杉さんは、少年を楽天家として考えておられたかどうかはわかりません。ただ、元来、子どもとは楽天的なものです。私の小学生の孫娘をみていると天真爛漫で、「私、なんでもやれるわ」という感じで、なんにでも挑戦をしようとしていて、まさに坂をのぼっていく楽天家そのもののようです。


「あの坂をのぼれば、海が見える」を呪文のように唱えながらのぼっていく少年もきっと楽天家だったのに違いありません。
坂の上の雲だけをみつめて坂をのぼっていった楽天家たちの姿と「あの坂をのぼれば、海が見える」とつぶやきながら懸命に坂道をのぼっていく少年の姿とが重なり、「小さな町の風景」は私の大切な書物となりました。いつも目に触れるように、書棚の一番前においています。

それから、「坂道」は私にとって気になる町の風景となりました。


熊本市東区から熊本城近くに引っ越し、家内と近隣を散策するようになり驚きました。
同じ市内で、距離的にわずか10kmぐらいしか離れていないのにかかわらず、両者の風景があまりに違うのです。
東区に住んでいるときには坂道とはほぼ縁がありませんでした。
しかし、終の棲家としたこの土地では、あちこちで坂道に遭遇します。
家内と「もう一息」と言いながら、息を切らしつつ散歩する日々です。

戦略上、熊本城は台地に築城する必要があったからでしょう。
坂道が多くなるのは当然なのかしれません。
ただ、驚いたのは坂道の多さよりも、出会った坂道それぞれに名前がついていたことでした。
生活の中で、熊本城の軍事面でと、各時代の人々の会話の中で坂道を登場させる必要があったのでしょう。
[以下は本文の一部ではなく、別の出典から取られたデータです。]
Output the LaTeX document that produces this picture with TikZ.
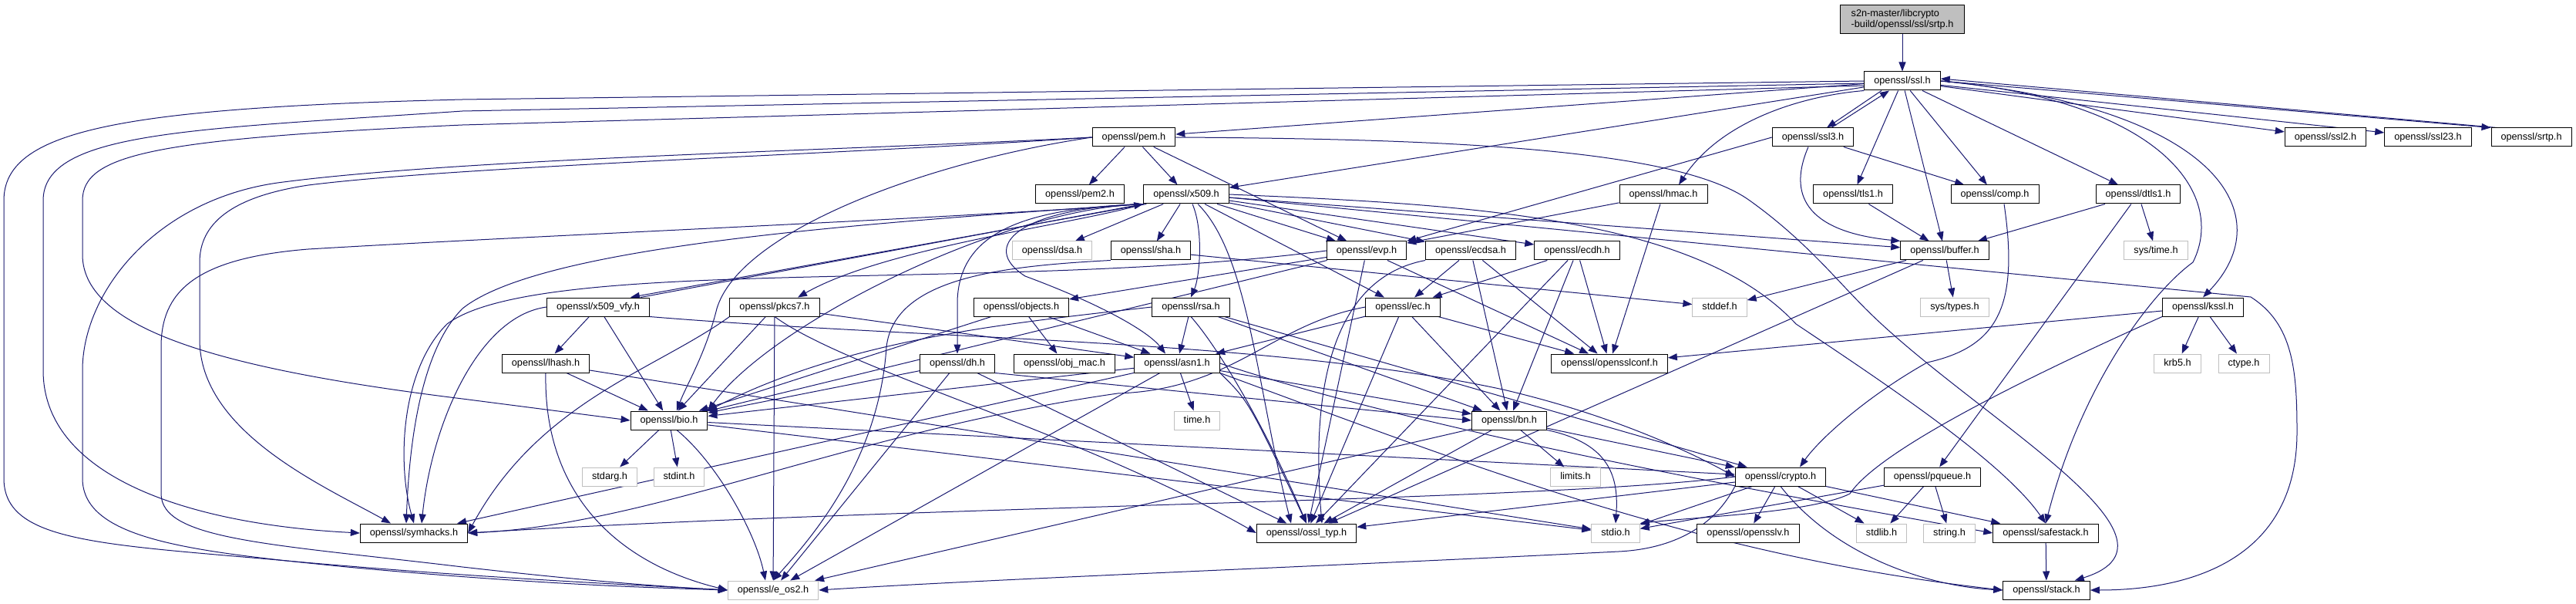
\documentclass[tikz,border=0pt]{standalone}
\usepackage{fontspec}
\setmainfont{Liberation Sans}
\usepackage{xcolor}
\usepackage{tikz}
\usetikzlibrary{arrows.meta, backgrounds}

\definecolor{edgeblue}{HTML}{191970}
\definecolor{missgray}{HTML}{BFBFBF}
\newcommand{\dxfont}{\fontsize{12.7}{13.6}\selectfont}

\tikzset{
  hdr/.style={draw=black, line width=1pt, fill=white, font=\dxfont,
    inner xsep=12.5pt, inner ysep=0pt, minimum height=24pt,
    text height=9.3pt, text depth=2.6pt},
  syshdr/.style={hdr, draw=missgray},
  rootbox/.style={draw=black, line width=1pt, fill=missgray, font=\dxfont,
    align=left, inner xsep=12pt, inner ysep=3pt,
    minimum width=161pt, minimum height=37pt},
  dep/.style={->, draw=edgeblue, line width=1pt},
}

\begin{document}
\begin{tikzpicture}[x=1pt, y=-1pt, >={Triangle[length=12pt,width=9pt]}]

    % =================================================================
    % 1. FRAME (pixel grid of the reference, y grows downwards)
    % =================================================================
    \useasboundingbox (0,0) rectangle (3342,783);

    % =================================================================
    % 2. HEADER NODES, ROW BY ROW
    % =================================================================
    \node[rootbox] (root) at (2468,25) {s2n-master/libcrypto\\-build/openssl/ssl/srtp.h};
    \node[hdr] (ssl) at (2468,105) {openssl/ssl.h};

    \node[hdr] (pem)   at (1471,178) {openssl/pem.h};
    \node[hdr] (ssl3)  at (2352,178) {openssl/ssl3.h};
    \node[hdr] (ssl2)  at (3017,178) {openssl/ssl2.h};
    \node[hdr] (ssl23) at (3150,178) {openssl/ssl23.h};
    \node[hdr] (srtp)  at (3284,178) {openssl/srtp.h};

    \node[hdr] (pem2)  at (1401,252) {openssl/pem2.h};
    \node[hdr] (x509)  at (1539,252) {openssl/x509.h};
    \node[hdr] (hmac)  at (2158,252) {openssl/hmac.h};
    \node[hdr] (tls1)  at (2404,252) {openssl/tls1.h};
    \node[hdr] (comp)  at (2588,252) {openssl/comp.h};
    \node[hdr] (dtls1) at (2774,252) {openssl/dtls1.h};

    \node[syshdr] (dsa) at (1365,325) {openssl/dsa.h};
    \node[hdr] (sha)    at (1493,325) {openssl/sha.h};
    \node[hdr] (evp)    at (1773,325) {openssl/evp.h};
    \node[hdr] (ecdsa)  at (1908,325) {openssl/ecdsa.h};
    \node[hdr] (ecdh)   at (2046,325) {openssl/ecdh.h};
    \node[hdr] (buffer) at (2523,325) {openssl/buffer.h};
    \node[syshdr] (systime) at (2797,325) {sys/time.h};

    \node[hdr] (x509vfy) at (776,398)  {openssl/x509\_vfy.h};
    \node[hdr] (pkcs7)   at (1005,398) {openssl/pkcs7.h};
    \node[hdr] (objects) at (1325,398) {openssl/objects.h};
    \node[hdr] (rsa)     at (1545,398) {openssl/rsa.h};
    \node[hdr] (ec)      at (1820,398) {openssl/ec.h};
    \node[syshdr] (stddef)   at (2231,398) {stddef.h};
    \node[syshdr] (systypes) at (2536,398) {sys/types.h};
    \node[hdr] (kssl)    at (2858,398) {openssl/kssl.h};

    \node[hdr] (lhash)   at (708,471)  {openssl/lhash.h};
    \node[hdr] (dh)      at (1242,471) {openssl/dh.h};
    \node[hdr] (objmac)  at (1381,471) {openssl/obj\_mac.h};
    \node[hdr] (asn1)    at (1527,471) {openssl/asn1.h};
    \node[hdr] (sslconf) at (2088,471) {openssl/opensslconf.h};
    \node[syshdr] (krb5)  at (2825,471) {krb5.h};
    \node[syshdr] (ctype) at (2911,471) {ctype.h};

    \node[hdr] (bio)      at (868,545)  {openssl/bio.h};
    \node[syshdr] (timeh) at (1553,545) {time.h};
    \node[hdr] (bn)       at (1958,545) {openssl/bn.h};

    \node[syshdr] (stdarg) at (791,618)  {stdarg.h};
    \node[syshdr] (stdint) at (881,618)  {stdint.h};
    \node[syshdr] (limits) at (2044,618) {limits.h};
    \node[hdr] (crypto)    at (2310,618) {openssl/crypto.h};
    \node[hdr] (pqueue)    at (2507,618) {openssl/pqueue.h};

    \node[hdr] (symhacks)  at (537,691)  {openssl/symhacks.h};
    \node[hdr] (ossltyp)   at (1695,691) {openssl/ossl\_typ.h};
    \node[syshdr] (stdio)  at (2096,691) {stdio.h};
    \node[hdr] (sslv)      at (2268,691) {openssl/opensslv.h};
    \node[syshdr] (stdlib) at (2441,691) {stdlib.h};
    \node[syshdr] (string) at (2529,691) {string.h};
    \node[hdr] (safestack) at (2654,691) {openssl/safestack.h};

    \node[syshdr] (eos2) at (1003,765) {openssl/e\_os2.h};
    \node[hdr] (stack)   at (2655,765) {openssl/stack.h};

    % =================================================================
    % 3. INCLUDE EDGES (behind the boxes)
    % =================================================================
    \begin{scope}[on background layer]
    \fill[white] (0,0) rectangle (3342,783);
    \end{scope}

    \begin{scope}[on background layer]
    % srtp.h -> ssl.h and what ssl.h pulls in
    \draw[dep] (root) -- (ssl);
    \foreach \tgt in {tls1,comp,buffer,dtls1,ssl2,ssl23,pem,x509}
        \draw[dep] (ssl) -- (\tgt);
    \draw[dep] ([xshift=-27pt]ssl.south) -- ([xshift=18pt]ssl3.north);
    \draw[dep] ([xshift=24pt]ssl3.north) -- ([xshift=-17pt]ssl.south);
    \draw[dep] (ssl.east) -- (srtp.north west);
    \draw[dep] ([xshift=8pt]srtp.north west) -- ([yshift=3pt]ssl.east);
    \draw[dep] (ssl.south west) .. controls (2330,125) and (2230,160) .. ([xshift=20pt]hmac.north);
    \draw[dep] (ssl.east) .. controls (2880,140) and (2960,280) .. (kssl.north);
    \draw[dep] (ssl.east) .. controls (2800,130) and (2890,250) .. (2845,340)
        .. controls (2790,380) and (2700,500) .. (safestack.north);

    % long loops round the left side
    \draw[dep] (ssl.west) -- (600,129) .. controls (150,140) and (5,170) .. (5,260) -- (5,620)
        .. controls (5,700) and (120,705) .. (350,725) .. controls (600,748) and (800,757) .. (eos2.west);
    \draw[dep] ([yshift=-3pt]ssl.west) -- (600,144) .. controls (250,168) and (56,170) .. (56,260) -- (56,480)
        .. controls (56,620) and (250,680) .. (symhacks.west);
    \draw[dep] ([yshift=-6pt]ssl.west) -- (600,162) .. controls (200,180) and (107,200) .. (107,260) -- (107,330)
        .. controls (107,430) and (300,480) .. (600,517) -- (bio.west);

    % ssl3.h, tls1.h, dtls1.h, comp.h
    \draw[dep] (ssl3) -- (comp);
    \draw[dep] (ssl3.west) -- (evp.north east);
    \draw[dep] ([xshift=-6pt]ssl3.south) .. controls (2320,250) and (2340,300) .. (buffer.north west);
    \draw[dep] (tls1) -- (buffer);
    \foreach \tgt in {buffer,pqueue,systime}
        \draw[dep] (dtls1) -- (\tgt);
    \draw[dep] ([xshift=12pt]comp.south) .. controls (2620,400) and (2590,450) .. (2500,470)
        .. controls (2420,515) and (2360,570) .. ([xshift=25pt]crypto.north);

    % hmac.h, kssl.h, buffer.h
    \draw[dep] (hmac) -- (sslconf);
    \draw[dep] (hmac) -- (evp);
    \foreach \tgt in {sslconf,krb5,ctype}
        \draw[dep] (kssl) -- (\tgt);
    \draw[dep] (kssl.south west) .. controls (2650,480) and (2440,580) .. (2400,640)
        .. controls (2350,665) and (2200,670) .. (stdio.north east);
    \foreach \tgt in {stddef,systypes,ossltyp}
        \draw[dep] (buffer) -- (\tgt);

    % pem.h
    \foreach \tgt in {pem2,x509,evp}
        \draw[dep] (pem) -- (\tgt);
    \draw[dep] (pem.west) .. controls (1200,210) and (960,300) .. (930,400)
        .. controls (915,460) and (890,500) .. ([xshift=10pt]bio.north);
    \draw[dep] (pem.east) .. controls (1900,180) and (2180,195) .. (2270,260)
        .. controls (2340,310) and (2380,360) .. (2420,400)
        .. controls (2560,540) and (2860,700) .. ([xshift=-20pt]stack.north east);
    \draw[dep] (pem.west) .. controls (1100,195) and (600,205) .. (360,237)
        .. controls (200,260) and (107,380) .. (107,480) -- (107,620)
        .. controls (107,700) and (250,715) .. (450,735) .. controls (700,758) and (850,762) .. (eos2.west);
    \draw[dep] (pem.west) .. controls (1100,200) and (600,215) .. (400,240)
        .. controls (300,255) and (259,290) .. (259,340) -- (259,440)
        .. controls (259,560) and (420,630) .. ([xshift=-30pt]symhacks.north);

    % x509.h
    \foreach \tgt in {buffer,evp,ec,ecdsa,ecdh,dsa,sha}
        \draw[dep] (x509) -- (\tgt);
    \draw[dep] ([xshift=8pt]x509.south) .. controls (1562,300) and (1556,360) .. (rsa.north);
    \draw[dep] ([xshift=15pt]x509.south) .. controls (1620,330) and (1630,500) .. ([xshift=-20pt]ossltyp.north);
    \draw[dep] (x509.south west) .. controls (1320,270) and (1270,320) .. (1330,358)
        .. controls (1430,395) and (1490,430) .. ([xshift=-15pt]asn1.north);
    \draw[dep] (x509.south west) .. controls (1330,270) and (1245,300) .. (1242,390) -- (dh.north);
    \draw[dep] (x509.south west) .. controls (1300,270) and (1000,420) .. (bio.north east);
    \draw[dep] (x509.south west) .. controls (1400,290) and (1150,320) .. ([xshift=30pt]pkcs7.north);
    \draw[dep] ([xshift=4pt]x509.south west) -- ([xshift=-25pt]x509vfy.north east);
    \draw[dep] ([xshift=-12pt]x509vfy.north east) -- (x509.south west);
    \draw[dep] (x509.south west) .. controls (1100,290) and (700,320) .. (600,400)
        .. controls (540,460) and (530,600) .. ([xshift=-10pt]symhacks.north);
    \draw[dep] (x509.south west) .. controls (1200,285) and (700,305) .. (400,323)
        .. controls (250,335) and (209,380) .. (209,450) -- (209,640)
        .. controls (209,700) and (350,705) .. (600,735) .. controls (750,752) and (850,760) .. (eos2.west);
    \draw[dep] (x509.east) .. controls (1900,265) and (2200,280) .. (2330,420)
        .. controls (2450,500) and (2600,600) .. (safestack.north);
    \draw[dep] ([yshift=-4pt]x509.east) -- (2920,385) .. controls (2975,420) and (2980,480) .. (2980,560)
        .. controls (2980,720) and (2850,765) .. (stack.east);

    % evp.h
    \foreach \tgt in {sslconf,ossltyp,bio,objects}
        \draw[dep] (evp) -- (\tgt);
    \draw[dep] (evp.west) .. controls (1300,380) and (700,330) .. (580,420)
        .. controls (520,480) and (515,600) .. (symhacks.north);

    % ecdsa.h, ecdh.h, ec.h
    \foreach \tgt in {sslconf,ec,bn}
        \draw[dep] (ecdsa) -- (\tgt);
    \draw[dep] (ecdsa.south west) .. controls (1730,360) and (1700,500) .. ([xshift=20pt]ossltyp.north);
    \foreach \tgt in {sslconf,ec,bn,ossltyp}
        \draw[dep] (ecdh) -- (\tgt);
    \foreach \tgt in {sslconf,asn1,ossltyp,bn}
        \draw[dep] (ec) -- (\tgt);
    \draw[dep] (ec.west) .. controls (1650,420) and (1600,505) .. (1450,510)
        .. controls (1100,560) and (850,680) .. (symhacks.east);

    % sha.h, rsa.h
    \draw[dep] (sha) -- (stddef);
    \draw[dep] (sha.south west) .. controls (1300,345) and (1160,360) .. (1150,450)
        .. controls (1140,600) and (1050,700) .. (eos2.north);
    \foreach \tgt in {asn1,bn,crypto}
        \draw[dep] (rsa) -- (\tgt);
    \draw[dep] (rsa.south) .. controls (1580,450) and (1640,550) .. (ossltyp.north);
    \draw[dep] (rsa.west) .. controls (1300,420) and (1100,440) .. (bio.north east);

    % dh.h, objects.h
    \foreach \tgt in {eos2,bio,ossltyp}
        \draw[dep] (dh) -- (\tgt);
    \draw[dep] (dh.south east) -- (bn.west);
    \foreach \tgt in {objmac,bio,asn1}
        \draw[dep] (objects) -- (\tgt);

    % asn1.h
    \foreach \tgt in {timeh,eos2,bio,bn,symhacks}
        \draw[dep] (asn1) -- (\tgt);
    \draw[dep] (asn1.south east) .. controls (1620,520) .. (ossltyp.north);
    \draw[dep] (asn1.east) .. controls (1850,560) and (2300,640) .. (safestack.west);
    \draw[dep] (asn1.south east) .. controls (1900,600) and (2200,720) .. (stack.west);

    % bn.h, bio.h
    \foreach \tgt in {eos2,ossltyp,crypto,limits}
        \draw[dep] (bn) -- (\tgt);
    \draw[dep] (bn.south east) .. controls (2090,575) and (2100,620) .. (stdio.north);
    \foreach \tgt in {stdarg,stdint,stdio,crypto}
        \draw[dep] (bio) -- (\tgt);
    \draw[dep] ([xshift=10pt]bio.south) .. controls (930,600) and (980,690) .. ([xshift=-10pt]eos2.north);

    % crypto.h, safestack.h
    \foreach \tgt in {stdlib,stdio,sslv,ossltyp,safestack}
        \draw[dep] (crypto) -- (\tgt);
    \draw[dep] (crypto.south) .. controls (2380,720) and (2500,760) .. (stack.west);
    \draw[dep] (crypto.south west) .. controls (2220,690) and (2160,712) .. (2100,715)
        .. controls (1700,735) and (1300,750) .. (eos2.east);
    \draw[dep] (crypto.west) .. controls (2000,650) and (1200,655) .. (symhacks.east);
    \draw[dep] (safestack) -- (stack);

    % x509_vfy.h, pkcs7.h, lhash.h, pqueue.h
    \foreach \tgt in {lhash,bio}
        \draw[dep] (x509vfy) -- (\tgt);
    \draw[dep] (x509vfy.south east) .. controls (1200,440) and (1650,440) .. (1950,505)
        .. controls (2100,540) and (2200,590) .. (crypto.west);
    \draw[dep] (x509vfy.west) .. controls (620,410) and (560,550) .. ([xshift=10pt]symhacks.north);
    \foreach \tgt in {asn1,bio,eos2}
        \draw[dep] (pkcs7) -- (\tgt);
    \draw[dep] (pkcs7.south west) .. controls (850,480) and (700,520) .. (symhacks.east);
    \draw[dep] (pkcs7.south) .. controls (1100,480) and (1400,560) .. (ossltyp.west);
    \foreach \tgt in {bio,stdio}
        \draw[dep] (lhash) -- (\tgt);
    \draw[dep] (lhash.south) .. controls (705,640) and (800,730) .. (eos2.west);
    \foreach \tgt in {stdio,stdlib,string}
        \draw[dep] (pqueue) -- (\tgt);
    \end{scope}

\end{tikzpicture}
\end{document}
東区とは随分と異なり、新しく移り住んだこの土地の歴史性を感じさせられました。


山田洋次監督には学校シリーズの映画があります。そのひとつ「15才 学校Ⅳ」は何度もみました。この映画の中で、主人公の不登校気味の少年が、ひとり旅の途中、宮崎県日向市で出会った自閉症の青年から詩を渡されるシーンがあります。次の詩です。
 
浪人の詩
草原のど真ん中の一本道を
あてもなく浪人が歩いている
ほとんどの奴が馬に乗っても
浪人は歩いて草原を突っ切る
早く着くことなんか目的じゃないんだ
雲より遅くてじゅうぶんさ
この星が浪人にくれるものを見落としたくないんだ
葉っぱに残る朝露
流れる雲
小鳥の小さなつぶやきを聞きのがしたくない
だから浪人は立ち止まる
そしてまた歩きはじめる

青年のお母さんは、この詩のことを少年から聞かされ、「あの子、そんげなことを考えちょったの」と涙されます。この詩は、きっと山田監督自身の言葉なのだろうと思います。2000年公開のこの映画を見てから、この詩も私の頭から離れずにいました。
ただ、当時は、早く着くことを優先する生活だったので、周囲の風景はまるで見ていなかったのですが。

「小さな町の風景」のあとがきで、杉さんは、
どんな町でも、どんな村でも、それを聞きだし見つけだそうとする心さえあれば、身のまわりのすべての風景が、いつも声のない声で語りかけているのがわかるでしょう。
と書かれています。
慌ただしくしていると、特にタイパ(タイム・パフォーマンス)を気にする現代では、そういった声が聞こえてくることはまずないでしょう。
退職して時間に余裕ができたので、見落としていた景色に目を向け、自分の足元からの声を聞いて暮らしていこうかと思います。

家内と歩きながら、私たちに見える景色や聞こえてくる声を言葉にして、このブログに書き留めていくことにしました。
熊本市中央区をメインにまちの風景をこのブログには記録していきます。それは、退職後の私たち夫婦の物語の一部でもあります。
ブログのタイトル「まちの風景」は、杉さんの「小さな町の風景」を使わせてもらいました。